There are several different theories as to why this is the case, none of which have been proven conclusively. But it is important to note that the increase in skin tags related to diabetes only affects those with type II diabetes. Type I and gestational diabetes patients are not adversely affected.
Researchers believe that one of the most likely causes of skin tags in general is carrying excess weight. As observed in people suffering from obesity, excess weight tends to cause creasing of the skin. The creasing causes skin irritation which may trigger the growth of skin tags. This may relate to diabetics because the vast majority of such patients are also overweight to some extent.
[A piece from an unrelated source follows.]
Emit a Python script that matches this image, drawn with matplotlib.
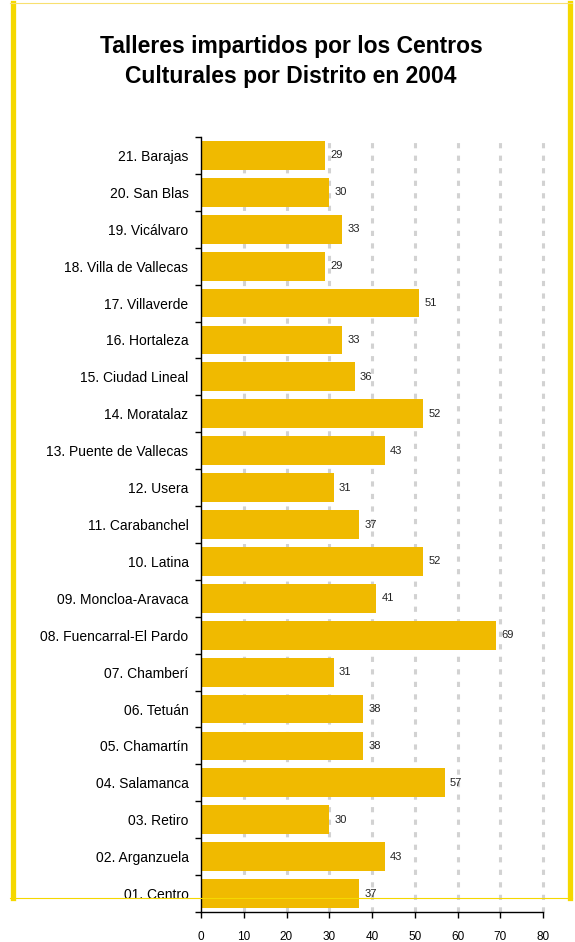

Since type II diabetes is often treated through exercise and a modified diet, the resulting weight loss may also cause skin tags to disappear. In patients where they continue despite the modifications, there might be other factors in play that doctors are not yet aware of.
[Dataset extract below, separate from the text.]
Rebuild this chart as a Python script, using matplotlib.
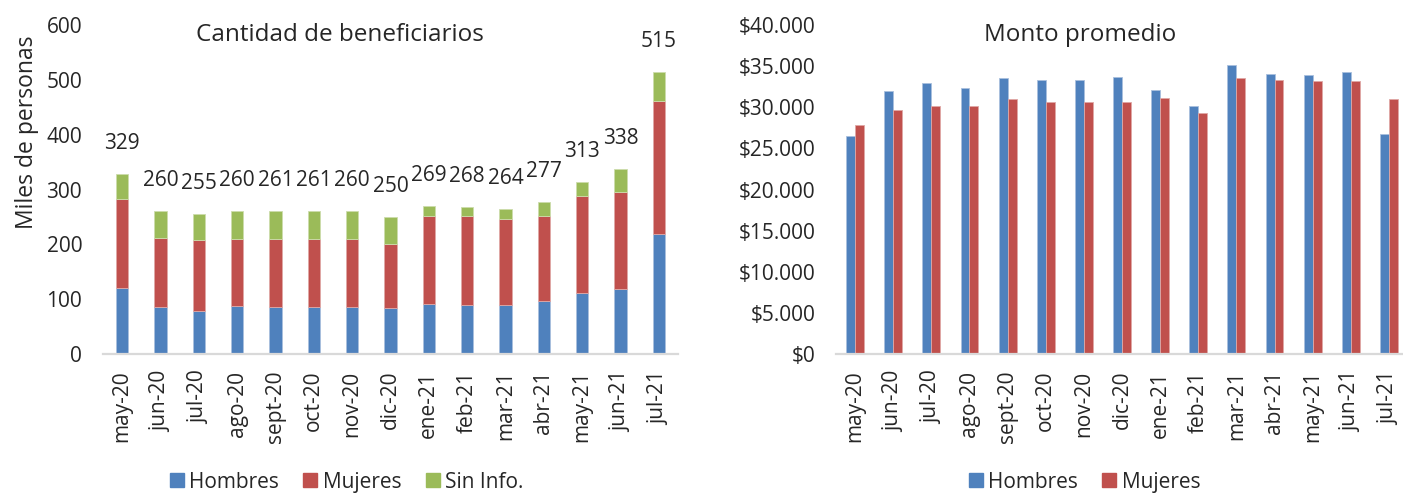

In one prominent study commissioned several years ago, research indicated a strong correlation between skin tags and insulin resistance. This correlation showed that patients who already had skin tag issues were more likely to also be suffering from mild insulin resistance, which is a common symptom of the onset of type II diabetes. It still is not understood if the insulin resistance is in some way directly related to the development of skin tags, but the fact that there is a correlation is intriguing.
In some cases where type II diabetes is diagnosed in the early stages, a treatment designed to increase the levels of some minerals in the body seems to help in preventing the further development of the disease. In many of these patients, after three or more months on the mineral therapy, skin tags also tended to disappear. It is possible that the insulin resistance and skin tags are both being caused by some sort of natural mineral imbalance. None of this research is conclusive by any means, but study is ongoing.
One of the most intriguing areas of study in type II diabetics related to how a diabetic patient processes carbohydrates. It has been noted that many diabetics handle carbohydrates inefficiently, which may lead to the insulin resistance problems. Treatment for the carbohydrate issues often results in the disappearance of skin tags as well. Perhaps as the study reveals more conclusive results, it may prove to be helpful to both type II diabetes and skin tags.
Skin tags are normally harmless and painless unless they are routinely irritated by clothing or jewellery; accidentally cutting them while shaving can also lead to further irritation or infection. Otherwise, skin tags can normally be left alone.
If you do find them annoying, your best bet is to get an over-the-counter topical medication that will treat them both safely and effectively. You may also have your doctor remove your skin tags through cryotherapy, cauterization, tying them off, or surgical excision.